I will start with the biggest statement I can make. The greatest gift a writer can give to language is himself. His sincerity and his best effort. And the greatest gift language will give him back is all of us, at our best. Think of language as a great pond receiving rain from above, and we are the rain drops, each of us. In another way, the millions of words that make up our language are like a data stream of the collective unconscious, alphabetized and stuck in a dictionary. All the words we have come up with, saved over time, or changed come as close to putting a tangible place for the human soul as we can imagine it. Hate. Fear. Love. They're all rolled up in language like concrete mixed with dirt, mixed with flowers.
In writing, unlike in speaking, we have time to get it right. We cannot easily stand on a corner and tell our story. We miss thoughts, say the same ones too many times, sound strange, gushy, angry; we get weird, glance around, fuss with our hair. Message lost. Instead, we live in the best age to write. Computers are magical. We can nix sentences and move paragraphs around as if by a magic wand. I get pumped up by the chance to improve my words, because I know that with each pass of my eyes over my sentences, I’m getting closer to arcing my message across some great mystical transom and into the readers' heart. There can be no better spelled-out intimacy than writing to a reader and having your message keenly known inside. It's heart on heart.

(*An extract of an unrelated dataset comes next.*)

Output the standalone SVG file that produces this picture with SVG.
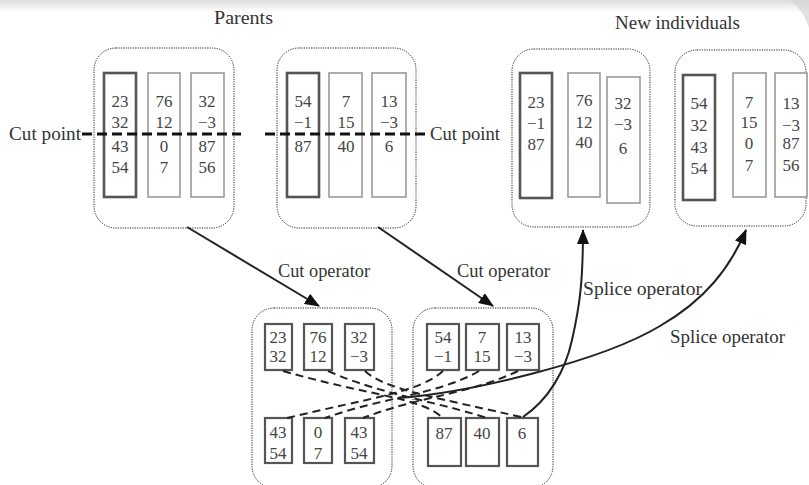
<svg xmlns="http://www.w3.org/2000/svg" width="809" height="485" viewBox="0 0 809 485">
<defs>
<linearGradient id="band" x1="0" y1="0" x2="0" y2="1">
<stop offset="0" stop-color="#dcdcdc"/>
<stop offset="1" stop-color="#ffffff"/>
</linearGradient>
<marker id="ah" markerUnits="userSpaceOnUse" markerWidth="16" markerHeight="12" refX="14" refY="6" orient="auto">
<path d="M0,0 L15,6 L0,12 z" fill="#111"/>
</marker>
<style>
text{font-family:"Liberation Serif","Times New Roman",serif;fill:#333}
.lbl{font-size:18px}
.ttl{font-size:18px}
.num{font-size:17px;fill:#444;text-anchor:middle}
.grp{fill:none;stroke:#222;stroke-width:1;stroke-dasharray:1.2 1.2}
.cd{fill:#fff;stroke:#555;stroke-width:2.6}
.cl{fill:#fff;stroke:#9a9a9a;stroke-width:1.6}
.sb{fill:#fff;stroke:#555;stroke-width:2.2}
.cut{fill:none;stroke:#111;stroke-width:2.8;stroke-dasharray:10 5}
.xd{fill:none;stroke:#222;stroke-width:2;stroke-dasharray:8 5}
.arr{fill:none;stroke:#222;stroke-width:2;marker-end:url(#ah)}
</style>
</defs>
<rect x="0" y="0" width="809" height="485" fill="#fff"/>
<rect x="0" y="0" width="809" height="12" fill="url(#band)"/>
<path d="M790,0 C800,8 806,18 809,28 L809,0 z" fill="#d4d4d4" opacity="0.7"/>

<text class="ttl" x="214" y="24" textLength="59" lengthAdjust="spacingAndGlyphs">Parents</text>
<text class="ttl" x="615" y="29" textLength="125" lengthAdjust="spacingAndGlyphs">New individuals</text>

<g id="parent1">
<rect class="grp" x="94" y="48" width="140" height="180" rx="22"/>
<rect class="cd" x="104" y="73" width="32" height="124"/>
<rect class="cl" x="148" y="73" width="32" height="124"/>
<rect class="cl" x="191" y="73" width="33" height="124"/>
<text class="num" x="120" y="107">23</text><text class="num" x="120" y="128">32</text><text class="num" x="120" y="152">43</text><text class="num" x="120" y="173">54</text>
<text class="num" x="164" y="107">76</text><text class="num" x="164" y="128">12</text><text class="num" x="164" y="152">0</text><text class="num" x="164" y="173">7</text>
<text class="num" x="207" y="107">32</text><text class="num" x="207" y="128">−3</text><text class="num" x="207" y="152">87</text><text class="num" x="207" y="173">56</text>
</g>

<g id="parent2">
<rect class="grp" x="277" y="48" width="139" height="180" rx="22"/>
<rect class="cd" x="287" y="73" width="32" height="124"/>
<rect class="cl" x="329" y="73" width="33" height="124"/>
<rect class="cl" x="372" y="73" width="34" height="124"/>
<text class="num" x="303" y="107">54</text><text class="num" x="303" y="128">−1</text><text class="num" x="303" y="152">87</text>
<text class="num" x="346" y="107">7</text><text class="num" x="346" y="128">15</text><text class="num" x="346" y="152">40</text>
<text class="num" x="389" y="107">13</text><text class="num" x="389" y="128">−3</text><text class="num" x="389" y="152">6</text>
</g>

<g id="cutpoints">
<text class="lbl" x="9" y="140" textLength="72" lengthAdjust="spacingAndGlyphs">Cut point</text>
<path class="cut" d="M82,134 H241"/>
<path class="cut" d="M265,134 H426"/>
<text class="lbl" x="430" y="140" textLength="70" lengthAdjust="spacingAndGlyphs">Cut point</text>
</g>

<g id="newind1">
<rect class="grp" x="512" y="49" width="138" height="178" rx="22"/>
<rect class="cd" x="520" y="73" width="32" height="125"/>
<rect class="cl" x="568" y="73" width="32" height="124"/>
<rect class="cl" x="607" y="77" width="33" height="126"/>
<text class="num" x="536" y="108">23</text><text class="num" x="536" y="129">−1</text><text class="num" x="536" y="150">87</text>
<text class="num" x="584" y="106">76</text><text class="num" x="584" y="128">12</text><text class="num" x="584" y="148">40</text>
<text class="num" x="623" y="109">32</text><text class="num" x="623" y="130">−3</text><text class="num" x="623" y="154">6</text>
</g>

<g id="newind2">
<rect class="grp" x="675" y="50" width="131" height="176" rx="22"/>
<rect class="cd" x="683" y="75" width="32" height="125"/>
<rect class="cl" x="733" y="73" width="33" height="124"/>
<rect class="cl" x="775" y="73" width="32" height="124"/>
<text class="num" x="699" y="109">54</text><text class="num" x="699" y="131">32</text><text class="num" x="699" y="153">43</text><text class="num" x="699" y="174">54</text>
<text class="num" x="749" y="108">7</text><text class="num" x="749" y="128">15</text><text class="num" x="749" y="149">0</text><text class="num" x="749" y="171">7</text>
<text class="num" x="791" y="109">13</text><text class="num" x="791" y="131">−3</text><text class="num" x="791" y="149">87</text><text class="num" x="791" y="171">56</text>
</g>

<g id="pieces1">
<rect class="grp" x="252" y="308" width="140" height="180" rx="22"/>
<rect class="sb" x="265" y="324" width="27" height="46"/>
<rect class="sb" x="304" y="324" width="28" height="46"/>
<rect class="sb" x="345" y="324" width="29" height="46"/>
<rect class="sb" x="265" y="418" width="27" height="45"/>
<rect class="sb" x="304" y="418" width="28" height="45"/>
<rect class="sb" x="345" y="418" width="29" height="45"/>
<text class="num" x="278" y="343">23</text><text class="num" x="278" y="362">32</text>
<text class="num" x="318" y="343">76</text><text class="num" x="318" y="362">12</text>
<text class="num" x="359" y="343">32</text><text class="num" x="359" y="362">−3</text>
<text class="num" x="278" y="438">43</text><text class="num" x="278" y="459">54</text>
<text class="num" x="318" y="438">0</text><text class="num" x="318" y="459">7</text>
<text class="num" x="359" y="438">43</text><text class="num" x="359" y="459">54</text>
</g>

<g id="pieces2">
<rect class="grp" x="413" y="308" width="140" height="180" rx="22"/>
<rect class="sb" x="427" y="324" width="32" height="46"/>
<rect class="sb" x="466" y="324" width="33" height="46"/>
<rect class="sb" x="507" y="324" width="32" height="46"/>
<rect class="sb" x="428" y="418" width="33" height="48"/>
<rect class="sb" x="466" y="418" width="33" height="48"/>
<rect class="sb" x="507" y="418" width="31" height="48"/>
<text class="num" x="443" y="343">54</text><text class="num" x="443" y="362">−1</text>
<text class="num" x="482" y="343">7</text><text class="num" x="482" y="362">15</text>
<text class="num" x="523" y="343">13</text><text class="num" x="523" y="362">−3</text>
<text class="num" x="444" y="439">87</text>
<text class="num" x="482" y="439">40</text>
<text class="num" x="522" y="439">6</text>
</g>

<g id="connectors">
<path class="arr" d="M187,227 L319,306"/>
<path class="arr" d="M378,227 L493,306"/>
<path class="xd" d="M283,371 C370,396 420,397 443,418"/>
<path class="xd" d="M328,371 C380,394 430,400 487,418"/>
<path class="xd" d="M365,371 C385,390 440,398 525,418"/>
<path class="xd" d="M443,371 C420,392 370,398 287,418"/>
<path class="xd" d="M479,371 C440,394 380,398 325,418"/>
<path class="xd" d="M518,371 C470,394 420,396 363,418"/>
<path class="arr" d="M400,398 C470,392 600,362 660,326 C705,300 730,268 746,230"/>
<path class="arr" d="M523,417 C548,400 565,372 572,340 C580,305 583,280 583,230"/>
</g>

<g id="labels">
<text class="lbl" x="278" y="277" textLength="92" lengthAdjust="spacingAndGlyphs">Cut operator</text>
<text class="lbl" x="457" y="277" textLength="93" lengthAdjust="spacingAndGlyphs">Cut operator</text>
<text class="lbl" x="583" y="295" textLength="119" lengthAdjust="spacingAndGlyphs">Splice operator</text>
<text class="lbl" x="670" y="343" textLength="115" lengthAdjust="spacingAndGlyphs">Splice operator</text>
</g>
</svg>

Fiction in particular gives us a chance to right wrongs. Wouldn't it be great to tell a story about a horseshoe-shaped magnet flying low over our earth, drawing out through the chimneys of every house from Minneapolis to Madagascar the guns and knives poisoning our society? Would it be wonderful to invent a President with a scholar's mind and doctor's soul? Or a teacher who decides to give everyone A's because he has scientific proof that the shape of the letter A is hypnotic and will entrance any student receiving it to perform like an A student?
Bookstores and libraries are our treasure houses of language, yes, but they're also the writer's funhouse of mirrors: No image cast by another's book quite gets you right. Some come close, but close like an amusement park's mirror, maybe making you fat and wiggly, skinny and long, or hourglass-shaped and ghoulish. True books are like fingerprints. No two alike. So there's always room waiting for yours, mine, everybody’s.